Related Rules And Interactions
The conflicts and affects lists in this rule are empty, but the cluster structure and the duty-scale logic connect the DDCS to several other ACT home-buyer and disability concessions. Use these links to navigate the surrounding rules.
- ACT Severe Disability Duty Exemption — the cluster sibling. From 2026-27 both remove 100 per cent of duty at any property value; the key difference is the evidence gate — the exemption is tied to a qualifying pension (DSP, DVA invalidity, or Carer Payment), whereas the DDCS here is tied to an NDIS funding package. A buyer with a pension rather than an NDIS package routes to the exemption.
- ACT Pensioner Duty Concession — a separate duty concession for pensioners, an alternative path where the buyer holds a pension card rather than an NDIS package.
- ACT Off-the-Plan Duty Exemption — a duty concession for off-the-plan apartment purchases, relevant if the accessible home is bought before construction completes.
- ACT Land Rent Scheme — discounted 2% rate — a leasehold alternative that lowers ongoing land rent rather than upfront duty, for buyers who cannot meet the deposit on a freehold purchase.
- ACT Taxi Subsidy Scheme — a companion disability transport concession for the same household, often relevant where the disability also limits public-transport use.
Frequently Asked Questions
Is there a property price threshold for the full waiver?
No. From 2026-27 there is no property value cap. A qualifying NDIS buyer pays no conveyance duty under the DDCS at any contract price — the previous $1,020,000 threshold and $35,238 limit are removed.
How much duty can the concession waive?
From 2026-27 the full standard conveyance duty is waived, with no cap. The saving equals the standard duty on your contract at any value. For example, on a $1,200,000 home with roughly $45,000 standard duty, the buyer now pays nothing — whereas under the pre-2026-27 rule the concession froze at $35,238 and left about $9,762 payable.

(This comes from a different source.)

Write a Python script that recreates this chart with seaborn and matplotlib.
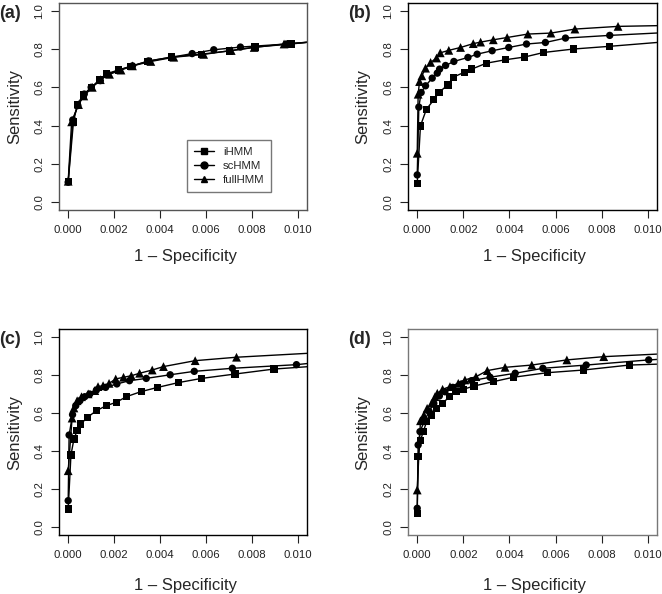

Is an NDIS package mandatory?
Yes. The rule sets disability_or_illness_confirmed = true and lifelong_need_for_attendant_care = true, evidenced by an individual NDIS funding package. Without an active NDIS package the DDCS does not apply, and the buyer should check the pension-based Severe Disability Duty Exemption instead — from 2026-27 both deliver a full exemption, so the choice turns on which evidence you hold.
Can I buy with a family member and still qualify?
Yes, provided the NDIS participant holds at least a 51 per cent interest in the property. A co-purchase with a carer is allowed, but an even 50-50 split falls below the 51 per cent floor and loses the concession.
How long must I live in the home?
The home must be your principal place of residence. Occupancy must begin within a year of settlement and continue for at least one year. Buying as an investment fails the principal-residence gate.
Does a recent property sale affect my claim?
Yes. The application notes require that you have not held any other property interest in the two years before the transaction. A sale or transfer inside that window blocks the DDCS until two clear years have passed.